The U.S. Census Bureau has been counting the homeless population across the nation this week, with visits to homeless shelters, soup kitchens, outside encampments, transit centers and more, as it nears the end of its once-a-decade tally of the nation's population.
The bureau said the count, which started Tuesday and ends Thursday, has been aided by information from service providers, municipal governments and others in the community.
"Over the three-day period, we’ll visit all service-based locations, so mobile food banks, soup kitchens, homeless shelters," said Jeff Behler, the bureau's director of the New York regional office, which covers New York, New Jersey, the New England states and Puerto Rico.
On Thursday morning, census takers are scheduled to visit subway stations and outside encampments. "We’ve cataloged those locations over the past year-and-a-half," Behler said.
On Wednesday, census takers visited the Center for Transformative Change Resource Center in Hempstead, one of the facilities operated by The INN, a nonprofit volunteer organization that also provides temporary shelters, a soup kitchen and 10 long-term housing facilities.
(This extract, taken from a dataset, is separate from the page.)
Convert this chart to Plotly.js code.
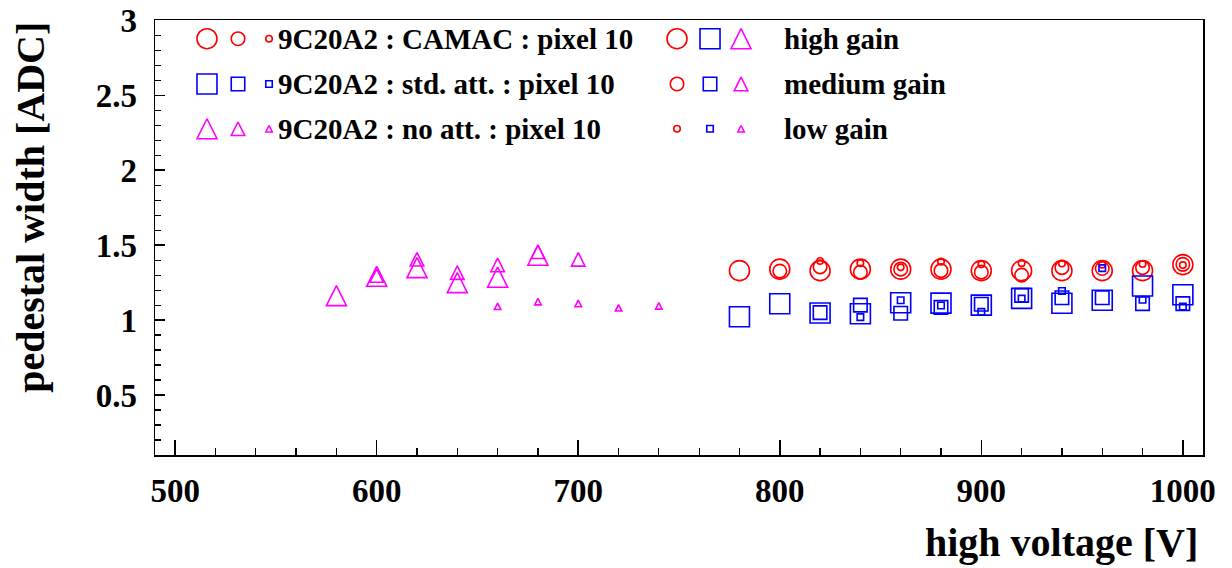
<!DOCTYPE html>
<html>
<head>
<meta charset="utf-8">
<script src="https://cdn.plot.ly/plotly-3.0.1.min.js"></script>
<style>html,body{margin:0;padding:0;background:#fff}</style>
</head>
<body>
<div id="chart" style="width:1232px;height:568px"></div>
<script>
// High voltage settings [V]
const hvCamacHigh = [780, 800, 820, 840, 860, 880, 900, 920, 940, 960, 980, 1000];
const hvCamacMedium = [800, 820, 840, 860, 880, 900, 920, 940, 960, 980, 1000];
const hvCamacLow = [820, 840, 860, 880, 900, 920, 940, 960, 980, 1000];
const hvStdHigh = [780, 800, 820, 840, 860, 880, 900, 920, 940, 960, 980, 1000];
const hvStdMedium = [820, 840, 860, 880, 900, 920, 940, 960, 980, 1000];
const hvStdLow = [840, 860, 880, 900, 920, 940, 960, 980, 1000];
const hvNoAttHigh = [580, 600, 620, 640, 660, 680];
const hvNoAttMedium = [600, 620, 640, 660, 680, 700];
const hvNoAttLow = [660, 680, 700, 720, 740];

// Pedestal width [ADC], 9C20A2 pixel 10
const camacHigh = [1.33, 1.34, 1.33, 1.34, 1.34, 1.34, 1.33, 1.33, 1.33, 1.33, 1.33, 1.37];
const camacMedium = [1.327, 1.355, 1.32, 1.34, 1.33, 1.32, 1.30, 1.35, 1.344, 1.35, 1.372];
const camacLow = [1.394, 1.38, 1.352, 1.39, 1.372, 1.38, 1.378, 1.37, 1.374, 1.367];
const stdHigh = [1.022, 1.109, 1.047, 1.042, 1.116, 1.113, 1.10, 1.145, 1.112, 1.132, 1.227, 1.169];
const stdMedium = [1.05, 1.10, 1.046, 1.085, 1.106, 1.165, 1.149, 1.149, 1.11, 1.11];
const stdLow = [1.02, 1.132, 1.097, 1.055, 1.143, 1.194, 1.347, 1.136, 1.091];
const noAttHigh = [1.163, 1.292, 1.35, 1.25, 1.286, 1.433];
const noAttMedium = [1.297, 1.406, 1.317, 1.368, 1.456, 1.405];
const noAttLow = [1.092, 1.123, 1.111, 1.082, 1.095];

// Legend labels
const seriesLabels = ['9C20A2 : CAMAC : pixel 10', '9C20A2 : std. att. : pixel 10', '9C20A2 : no att. : pixel 10'];
const gainLabels = ['high gain', 'medium gain', 'low gain'];

const RED = '#ff0000', BLUE = '#0000ff', MAGENTA = '#ff00ff';
const SIZES = [20, 13.5, 6.5];          // high / medium / low gain marker size
const LW = 1.6;
const FONT = 'Liberation Serif, Times New Roman, serif';

// Open marker styles; the triangle is an arrow shape flipped and shifted so it sits centred
function marker(kind, size, color) {
  if (kind === 'triangle') {
    return {symbol: 'arrow-down-open', angle: 180, standoff: size / 2, size: size,
            color: color, line: {width: LW, color: color}};
  }
  return {symbol: kind + '-open', size: size, color: color, line: {width: LW, color: color}};
}

function series(x, y, kind, size, color) {
  return {type: 'scatter', mode: 'markers', x: x, y: y, marker: marker(kind, size, color),
          showlegend: false, hoverinfo: 'skip', cliponaxis: false};
}

const traces = [
  series(hvCamacHigh, camacHigh, 'circle', SIZES[0], RED),
  series(hvCamacMedium, camacMedium, 'circle', SIZES[1], RED),
  series(hvCamacLow, camacLow, 'circle', SIZES[2], RED),
  series(hvStdHigh, stdHigh, 'square', SIZES[0], BLUE),
  series(hvStdMedium, stdMedium, 'square', SIZES[1], BLUE),
  series(hvStdLow, stdLow, 'square', SIZES[2], BLUE),
  series(hvNoAttHigh, noAttHigh, 'triangle', SIZES[0], MAGENTA),
  series(hvNoAttMedium, noAttMedium, 'triangle', SIZES[1], MAGENTA),
  series(hvNoAttLow, noAttLow, 'triangle', SIZES[2], MAGENTA)
];

// Legend block, placed in fractions of the frame
const legendRowY = [0.957, 0.853, 0.750];
const legendLeftX = [0.0496, 0.0792, 0.1088];
const legendRightX = [0.4981, 0.5296, 0.5592];
const legendLeftTextX = 0.1150;
const legendRightTextX = 0.5980;
const kinds = ['circle', 'square', 'triangle'];
const colors = [RED, BLUE, MAGENTA];

function legendMarker(x, y, kind, size, color) {
  return {type: 'scatter', mode: 'markers', x: [x], y: [y], xaxis: 'x2', yaxis: 'y2',
          marker: marker(kind, size, color), showlegend: false, hoverinfo: 'skip', cliponaxis: false};
}

const legendFont = {family: FONT, size: 29, weight: 'bold', color: '#000'};
const annotations = [];
for (let row = 0; row < 3; row++) {
  for (let k = 0; k < 3; k++) {
    // left: one detector setup, three gains
    traces.push(legendMarker(legendLeftX[k], legendRowY[row], kinds[row], SIZES[k], colors[row]));
    // right: one gain, three setups
    traces.push(legendMarker(legendRightX[k], legendRowY[row], kinds[k], SIZES[row], colors[k]));
  }
  annotations.push({xref: 'paper', yref: 'paper', x: legendLeftTextX, y: legendRowY[row],
    xanchor: 'left', yanchor: 'middle', showarrow: false, text: seriesLabels[row], font: legendFont});
  annotations.push({xref: 'paper', yref: 'paper', x: legendRightTextX, y: legendRowY[row],
    xanchor: 'left', yanchor: 'middle', showarrow: false, text: gainLabels[row], font: legendFont});
}

// Axis titles
annotations.push({xref: 'paper', yref: 'paper', x: 0.997, y: -0.20, xanchor: 'right', yanchor: 'middle',
  showarrow: false, text: 'high voltage [V]', font: {family: FONT, size: 40, weight: 'bold', color: '#000'}});
annotations.push({xref: 'paper', yref: 'paper', x: -0.119, y: 1.0, xanchor: 'center', yanchor: 'top',
  textangle: -90, showarrow: false, text: 'pedestal width [ADC]',
  font: {family: FONT, size: 40, weight: 'bold', color: '#000'}});

const tickFont = {family: FONT, size: 33, weight: 'bold', color: '#000'};

const layout = {
  width: 1232, height: 568,
  margin: {l: 155, r: 29, t: 20, b: 113},
  paper_bgcolor: '#fff', plot_bgcolor: '#fff',
  showlegend: false, hovermode: false,
  xaxis: {
    range: [490, 1010], tick0: 500, dtick: 100, ticks: 'inside', ticklen: 15, tickwidth: 1.5,
    tickcolor: '#000', showline: true, linecolor: '#000', linewidth: 1.5, mirror: true,
    showgrid: false, zeroline: false, tickfont: tickFont, ticklabelstandoff: 6,
    ticklabeloverflow: 'allow',
    minor: {dtick: 20, ticks: 'inside', ticklen: 7, tickwidth: 1.2, tickcolor: '#000', showgrid: false}
  },
  yaxis: {
    range: [0.1, 3.002], tick0: 0, dtick: 0.5, ticks: 'inside', ticklen: 10, tickwidth: 1.5,
    tickcolor: '#000', showline: true, linecolor: '#000', linewidth: 1.5, mirror: true,
    showgrid: false, zeroline: false, tickfont: tickFont, ticklabelstandoff: 10,
    ticklabeloverflow: 'allow',
    minor: {dtick: 0.1, ticks: 'inside', ticklen: 6, tickwidth: 1.2, tickcolor: '#000', showgrid: false}
  },
  xaxis2: {overlaying: 'x', anchor: 'y2', range: [0, 1], visible: false, fixedrange: true},
  yaxis2: {overlaying: 'y', anchor: 'x2', range: [0, 1], visible: false, fixedrange: true},
  annotations: annotations
};

Plotly.newPlot('chart', traces, layout, {displayModeBar: false, staticPlot: true});
</script>
</body>
</html>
Census takers there declined to comment.
Greta Guarton, executive director of the Long Island Coalition for the Homeless, said "the approximate number of people in shelters on any given night was around 3,800 in January, when we conducted our annual Point In Time count."
Guarton said the coalition doesn't operate shelters, but has been conducting outreach to the homeless population. "We have been working with individuals living on the street and encouraging them to complete the census," she said.
She said the coalition has provided census staff with information about where the "unsheltered" homeless can be found and even offered to accompany census takers to those places, but were rebuffed. Behler explained that because of privacy restrictions, "Only census workers can go out and do this count."
Guarton said she was skeptical of census takers' ability to persuade some people who aren't in shelters to cooperate with someone "going in with a clipboard. … I will say, generally speaking, there's a trust factor there." So, she said, "The coalition is making efforts … to ensure that unsheltered individuals with whom we are working with are completing the census."
Rebecca Sanin, president and chief executive of the Health and Welfare Council of Long Island, whose group is leading the Island's Complete Count census campaign, is worried as the count nears its Sept. 30 finish.
"It’s sort of irrational to think there could be an accurate count of the homeless population in such a tight time frame," Sanin said.
Noting the impact the coronavirus pandemic has had on the Census Bureau's field work, overall, "I worry that any count is going to fail to account for what the region will need in the next 10 years," she said.
The census count affects the distribution of billions of dollars in federal aid to states.